Same-sex couples have been married under the care of many "unprogrammed" Quaker meetings in Canada since 1992. In Australia, Canberra Quaker meeting celebrated the marriage of two gay men on 15 April 2007. Australian Quakers are prepared to celebrate same-sex marriages despite the lack of legal recognition. See Quaker views of homosexuality

In 2009, the Yearly Meeting of the Religious Society of Friends (Quakers) in Great Britain, the Channel Islands and the Isle of Man decided to authorise same-sex marriage, having previously performed blessings for same-sex civil partnerships. In Australia,  the 2010 Yearly Meeting called on the Federal Government to amend the Australian Marriage Act to give full and equal legal recognition to all marriages, regardless of the sexual orientation and gender of the partners.
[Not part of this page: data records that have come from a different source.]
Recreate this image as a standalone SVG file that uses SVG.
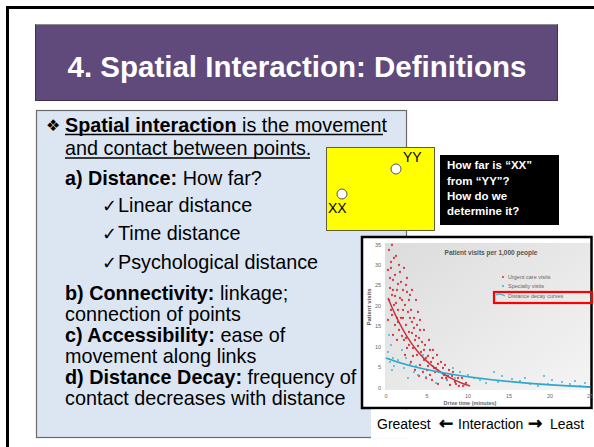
<svg xmlns="http://www.w3.org/2000/svg" width="594" height="447" viewBox="0 0 594 447">
<defs>
<style>
.t{font-family:"Liberation Sans",Arial,sans-serif;fill:#000}
.b{font-weight:bold}
.p{font-size:19.8px}
.ck{font-family:"DejaVu Sans",sans-serif;font-size:18px;fill:#000}
.tiny{font-family:"Liberation Sans",Arial,sans-serif;font-size:5.5px;fill:#666}
</style>
<linearGradient id="plotbg" x1="0" y1="0" x2="1" y2="1">
<stop offset="0" stop-color="#dcdcdc"/>
<stop offset="1" stop-color="#f4f4f4"/>
</linearGradient>
</defs>
<rect width="594" height="447" fill="#fff"/>
<g id="frame">
<path d="M7.5 447V7.5H594" fill="none" stroke="#000" stroke-width="3"/>
</g>
<g id="title">
<rect x="35.5" y="24.5" width="522" height="76" fill="#604a7b" stroke="#3f3151" stroke-width="1"/>
<line x1="35.5" y1="24.5" x2="557.5" y2="24.5" stroke="#8c8c8c" stroke-width="1"/>
<text x="297" y="77" text-anchor="middle" class="t b" style="font-size:29.5px;fill:#fff">4. Spatial Interaction: Definitions</text>
</g>
<g id="panel">
<rect x="36.5" y="110.5" width="370" height="327" fill="#dce6f2" stroke="#6a6a6a" stroke-width="1.2"/>
<text x="46" y="131" style="font-family:'DejaVu Sans',sans-serif;font-size:16px;fill:#000">❖</text>
<text x="65" y="131.5" class="t p"><tspan class="b">Spatial interaction</tspan> is the movement</text>
<line x1="65" y1="134.5" x2="383" y2="134.5" stroke="#000" stroke-width="1.6"/>
<text x="65" y="155" class="t p">and contact between points.</text>
<line x1="65" y1="158" x2="310" y2="158" stroke="#000" stroke-width="1.6"/>
<text x="65" y="185" class="t p"><tspan class="b">a) Distance:</tspan> How far?</text>
<text x="102" y="212" class="ck">✓</text>
<text x="118" y="212" class="t p">Linear distance</text>
<text x="102" y="240" class="ck">✓</text>
<text x="118" y="240" class="t p">Time distance</text>
<text x="102" y="268.5" class="ck">✓</text>
<text x="118" y="268.5" class="t p">Psychological distance</text>
<text x="65" y="299.5" class="t p"><tspan class="b">b) Connectivity:</tspan> linkage;</text>
<text x="65" y="320.5" class="t p">connection of points</text>
<text x="65" y="341.5" class="t p"><tspan class="b">c) Accessibility:</tspan> ease of</text>
<text x="65" y="362.5" class="t p">movement along links</text>
<text x="65" y="383.5" class="t p"><tspan class="b">d) Distance Decay:</tspan> frequency of</text>
<text x="65" y="404.5" class="t p">contact decreases with distance</text>
</g>
<g id="map">
<rect x="326.5" y="147.5" width="108" height="83" fill="#ffff00" stroke="#5f5f3a" stroke-width="1"/>
<circle cx="396" cy="169" r="5" fill="#fff" stroke="#555" stroke-width="1"/>
<circle cx="342" cy="194" r="5" fill="#fff" stroke="#555" stroke-width="1"/>
<text x="403" y="162" class="t" style="font-size:14px">YY</text>
<text x="328" y="213" class="t" style="font-size:14px">XX</text>
</g>
<g id="question">
<rect x="440" y="155" width="119" height="70" fill="#000"/>
<g class="t b" style="font-size:11.5px;fill:#fff">
<text x="447" y="169">How far is “XX”</text>
<text x="447" y="184.5">from “YY”?</text>
<text x="447" y="200">How do we</text>
<text x="447" y="215">determine it?</text>
</g>
</g>
<g id="chart">
<rect x="362" y="237" width="229.5" height="171" fill="#fff" stroke="#000" stroke-width="2.5"/>
<rect x="385" y="243" width="205" height="147" fill="url(#plotbg)"/>
<text x="491" y="255" text-anchor="middle" class="t b" style="font-size:6.5px;fill:#555">Patient visits per 1,000 people</text>
<text transform="translate(371 307) rotate(-90)" text-anchor="middle" class="t b" style="font-size:6px;fill:#555">Patient visits</text>
<g class="tiny" text-anchor="end">
<text x="381" y="247">35</text><text x="381" y="267">30</text><text x="381" y="287">25</text><text x="381" y="308">20</text><text x="381" y="328">15</text><text x="381" y="349">10</text><text x="381" y="369">5</text><text x="381" y="390">0</text>
</g>
<g class="tiny" text-anchor="middle">
<text x="386" y="398">0</text><text x="427" y="398">5</text><text x="468" y="398">10</text><text x="509" y="398">15</text><text x="550" y="398">20</text><text x="590" y="398">25</text>
</g>
<text x="470" y="405" text-anchor="middle" class="t b" style="font-size:5.5px;fill:#666">Drive time (minutes)</text>
<path fill="none" stroke="#d83a44" stroke-width="2.3" stroke-linecap="round" d="M389 250h0M391 262h0M388 270h0M393 280h0M390 288h0M392 295h0M389 300h0M394 305h0M391 310h0M388 320h0M393 335h0M396 256h0M399 265h0M395 275h0M401 282h0M397 290h0M400 298h0M396 303h0M398 310h0M401 318h0M395 325h0M399 330h0M397 340h0M404 268h0M407 278h0M403 290h0M409 300h0M405 305h0M408 312h0M403 318h0M406 325h0M409 332h0M404 340h0M407 348h0M405 355h0M412 290h0M416 300h0M411 310h0M414 318h0M417 325h0M412 333h0M415 340h0M413 348h0M417 355h0M411 362h0M415 370h0M420 320h0M424 330h0M419 338h0M425 345h0M421 352h0M426 358h0M420 365h0M423 372h0M426 378h0M429 340h0M433 350h0M428 356h0M431 362h0M434 368h0M430 375h0M432 380h0M437 355h0M441 362h0M436 368h0M440 372h0M442 378h0M438 384h0M445 365h0M449 370h0M444 375h0M447 380h0M450 385h0M453 372h0M458 378h0M455 382h0M459 386h0M462 378h0M466 383h0M463 386h0M392 245h0M394 258h0M400 272h0M406 285h0M410 295h0M418 312h0M422 342h0M428 366h0M435 372h0M446 378h0M452 376h0M398 322h0M402 336h0M413 356h0M419 376h0M390 278h0M393 290h0M398 284h0M402 300h0M407 292h0M410 318h0M414 328h0M418 346h0M424 360h0M430 350h0M391 268h0M395 296h0M392 315h0M397 318h0M403 310h0M406 338h0M409 345h0M412 322h0M416 336h0M420 330h0M424 350h0M427 370h0M433 358h0M438 364h0M443 368h0M448 376h0M456 384h0"/>
<path fill="none" stroke="#45b3d6" stroke-width="2" stroke-linecap="round" d="M389 335h0M391 345h0M388 352h0M393 358h0M390 362h0M394 366h0M392 370h0M402 350h0M406 358h0M410 364h0M404 368h0M414 372h0M418 375h0M408 378h0M423 355h0M428 362h0M433 366h0M438 370h0M443 374h0M426 377h0M447 380h0M436 383h0M453 368h0M460 372h0M468 375h0M474 378h0M480 380h0M486 383h0M464 385h0M494 372h0M502 376h0M512 379h0M520 381h0M530 384h0M538 386h0M544 376h0M552 380h0M562 382h0M570 384h0M580 386h0M588 387h0M398 360h0M416 366h0M455 378h0M498 382h0M525 378h0M548 384h0M575 381h0M585 383h0"/>
<path d="M388 298C405 340 425 372 470 386" fill="none" stroke="#c9303a" stroke-width="1.5"/>
<path d="M386 358C430 375 500 383 590 387" fill="none" stroke="#2fa6cc" stroke-width="1.8"/>
<circle cx="503" cy="277" r="1.1" fill="#d83a44"/>
<circle cx="503" cy="286" r="1.1" fill="#45b3d6"/>
<path d="M496 295q4 -2 9 1" fill="none" stroke="#45b3d6" stroke-width="1.2"/>
<g class="tiny" style="font-size:5.5px">
<text x="508" y="279">Urgent care visits</text>
<text x="508" y="288">Specialty visits</text>
<text x="508" y="298">Distance decay curves</text>
</g>
<rect x="494" y="292" width="98" height="11" fill="none" stroke="#ff0000" stroke-width="2.2"/>
</g>
<g id="caption">
<rect x="371" y="409.5" width="221" height="29" fill="#fff"/>
<text y="429" class="t" style="font-size:14px"><tspan x="377">Greatest</tspan><tspan x="439" style="font-family:'DejaVu Sans',sans-serif;font-size:17px;stroke:#000;stroke-width:0.7">←</tspan><tspan x="458">Interaction</tspan><tspan x="528" style="font-family:'DejaVu Sans',sans-serif;font-size:17px;stroke:#000;stroke-width:0.7">→</tspan><tspan x="550">Least</tspan></text>
</g>
</svg>
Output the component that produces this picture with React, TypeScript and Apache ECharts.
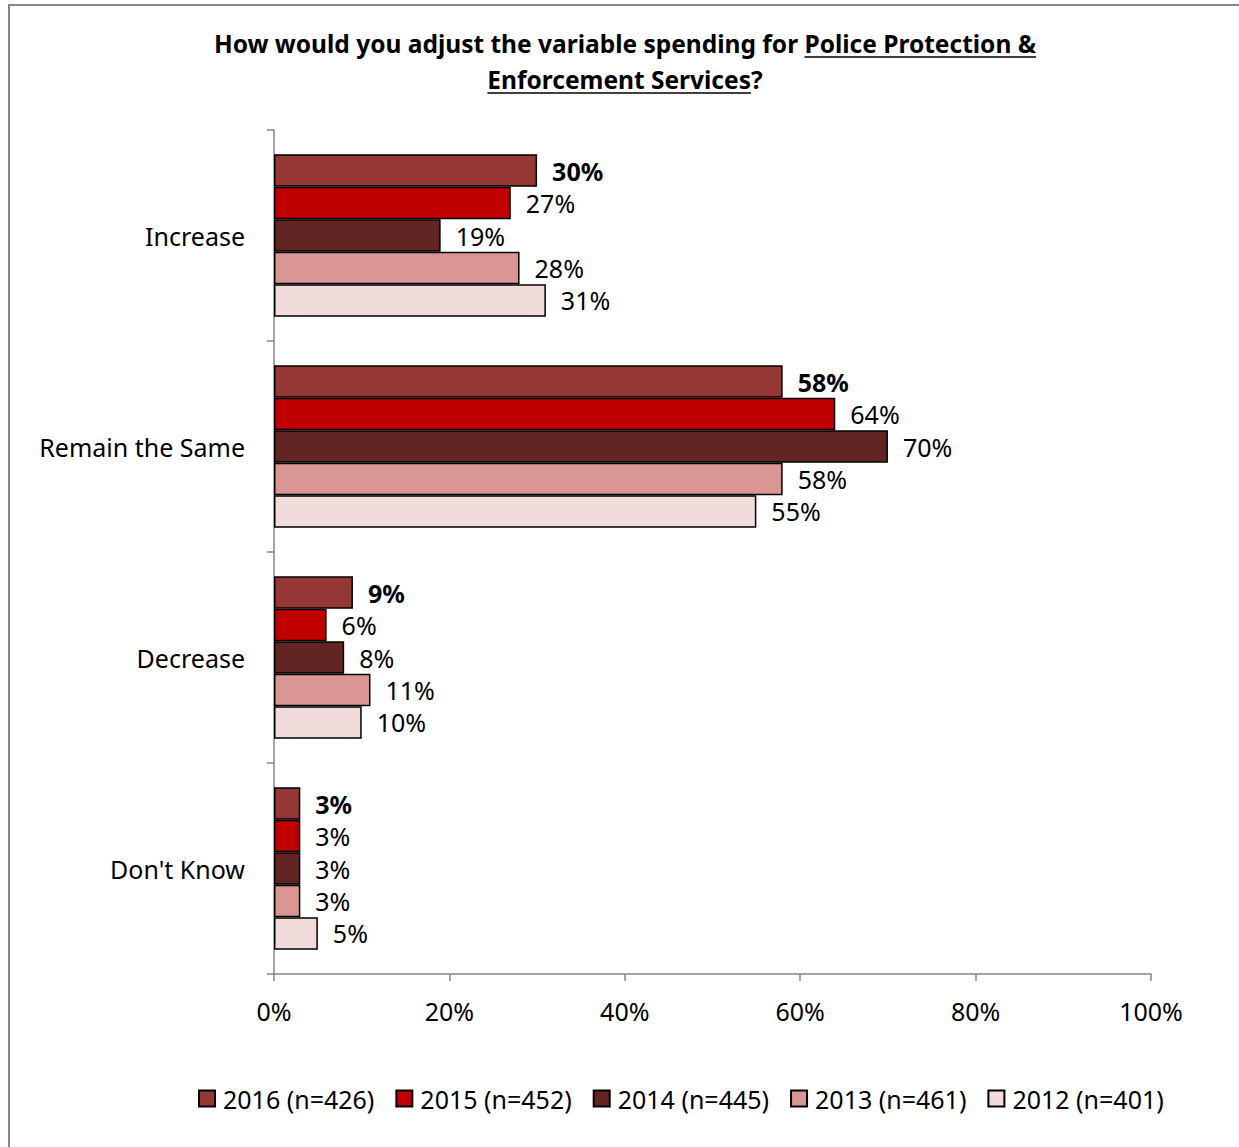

Australian Quakers had been blessing same-sex unions since 1994. 
The Canada Yearly Meeting stated in 2003 that Canadian Quakers "support the right of same-sex couples to a civil marriage and the extension of the legal definition of marriage to include same-sex couples." Since then a number of same-sex marriages have been performed at Canadian Monthly Meetings.  In New Zealand, the Aotearoa Quaker Meeting in 1995 pledged "to seek formal ways of recognizing a variety of commitments, including gay and lesbian partnerships."

United Church of Christ
Varies by church. The General Synod of the United Church of Christ has passed a resolution affirming "equal marriage rights for couples regardless of gender and declares that the government should not interfere with couples regardless of gender who choose to marry and share fully and equally in the rights, responsibilities and commitment of legally recognized marriage". At its 25th General Synod in 2005, the UCC passed the resolution, "Equal Marriage Rights for All". However, the polity of the UCC is congregationalist, so of each church has a different way of operating. (The General Synod does not have authority over Local Churches to determine or enforce denominational doctrine)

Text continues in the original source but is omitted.